I disagree somewhat with Matthew in that I don't think air dried wood is necessarily "vastly superior" to kiln dried wood. I understand what he's getting at, but there are times where kiln dried wood that has been kept very dry after kilning will almost always be a better choice than air dried, e.g., where the end use is in some kind of hot and/or dry atmosphere.
Picking up on another comment, kiln dried wood can be steam bent, but it's generally easier, and a better compromise to steam bend air dried wood at perhaps 18 or 22% MC. In part this is because of the inherent suppleness of the wetter wood, but because some drying has taken place some of the distortion that can occur during drying has already happened, so there should be fewer surprises with the end result. The easiest wood to steam bend is wood at FSP or above, and this is a good choice in some circumstances, e.g., for many parts destined for exterior locations.
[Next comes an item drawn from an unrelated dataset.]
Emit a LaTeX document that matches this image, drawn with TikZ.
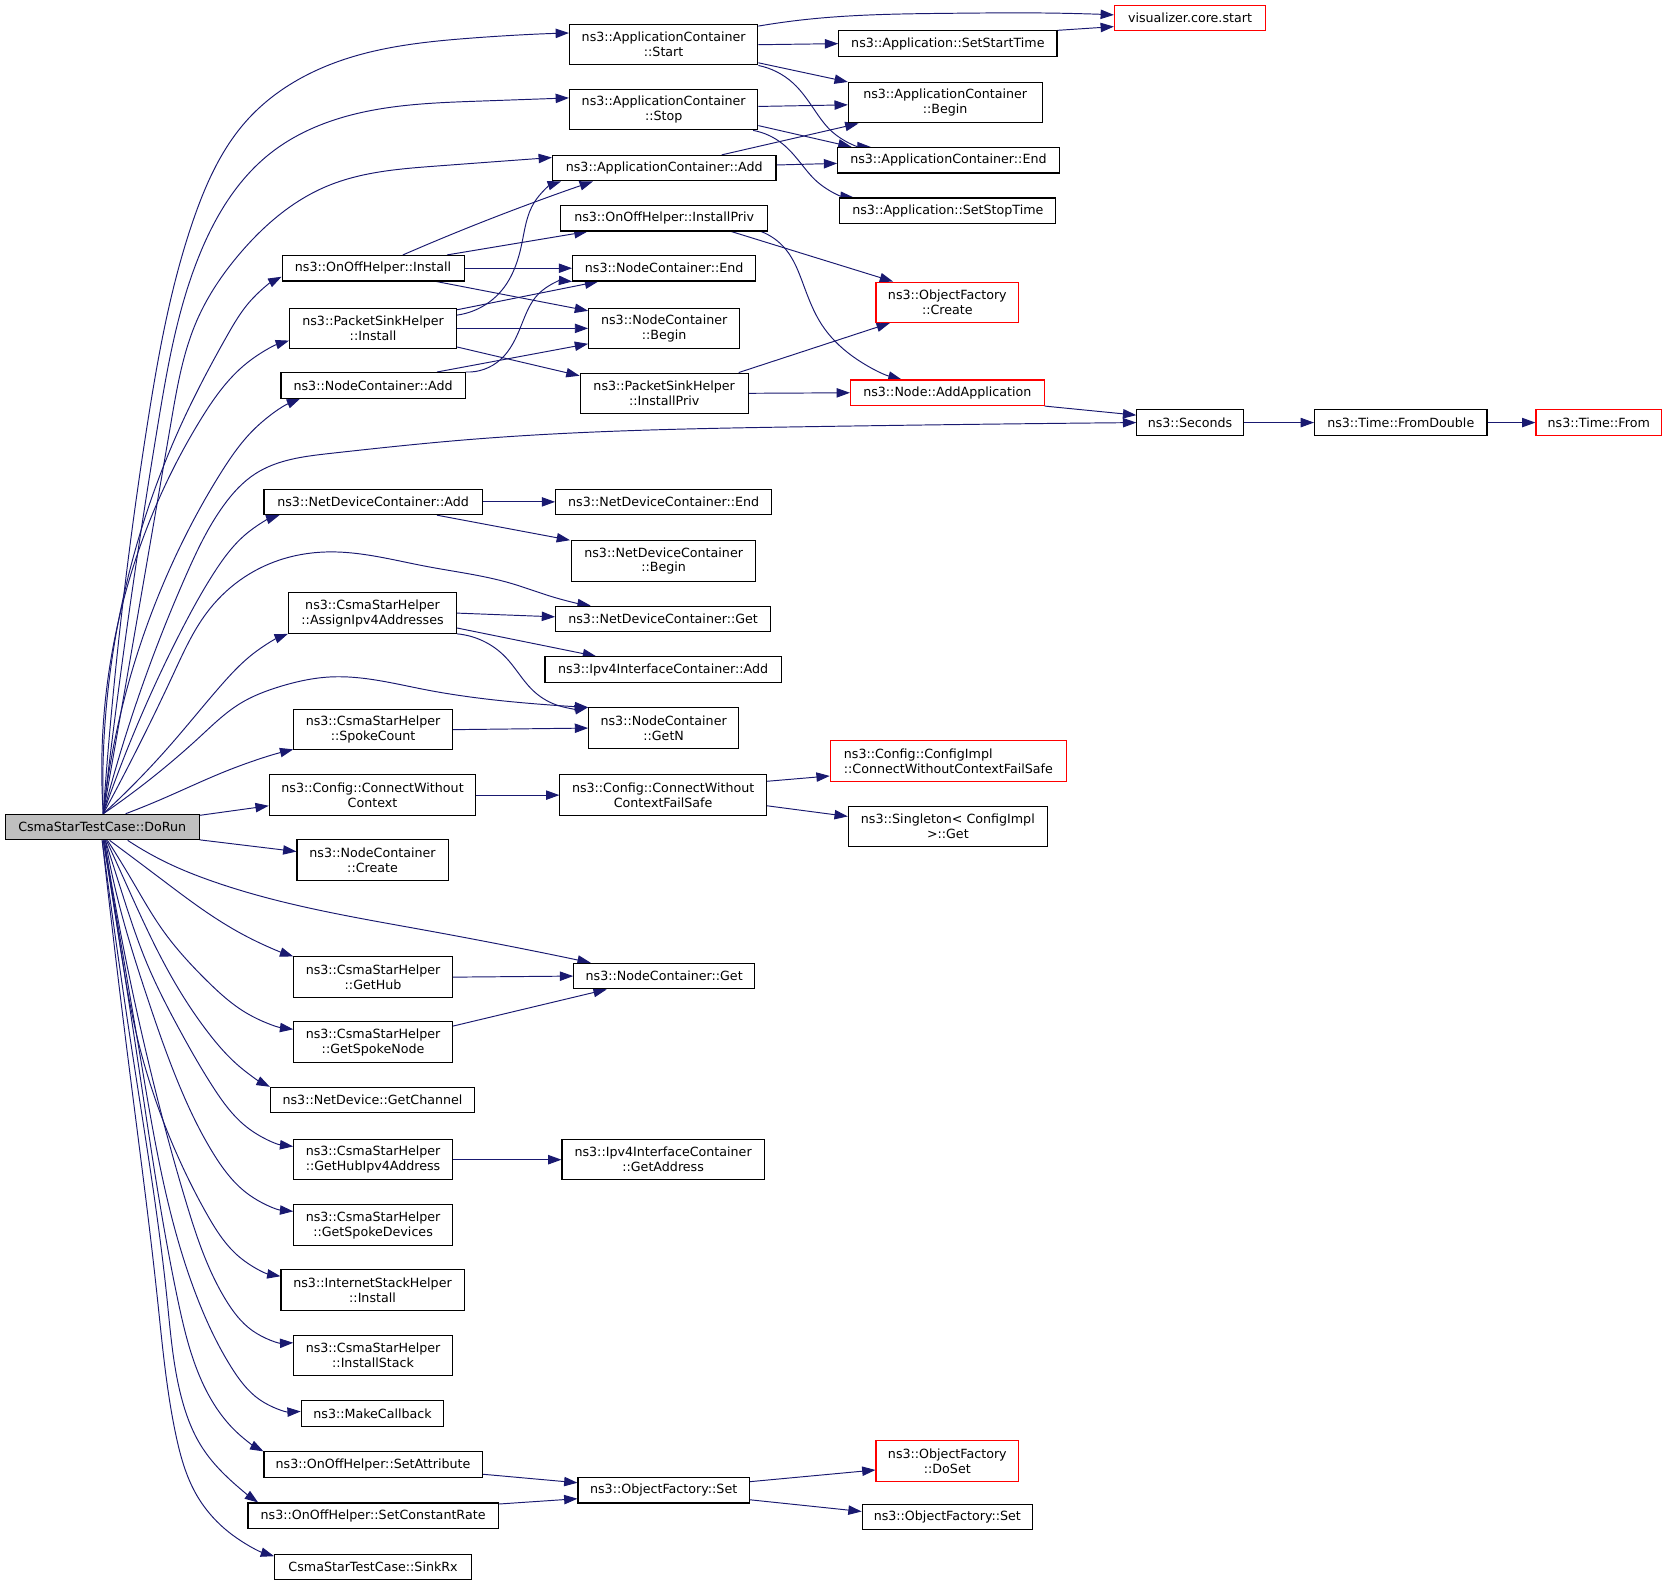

Lastly, on this subject, I think it's worth mentioning that very straight (continuous) grained wood is best for bending, especially steam bending, because run-out of the grain or short grain in the part to be bent is more likely to suffer failure (split, snap, etc). Cleaved or riven wood generally produces pieces with continuous grain, and white oaks are some of easiest wood species to rive or cleave, making it a good choice for this procedure, planking for Viking longboats in long ago times being an example. Slainte.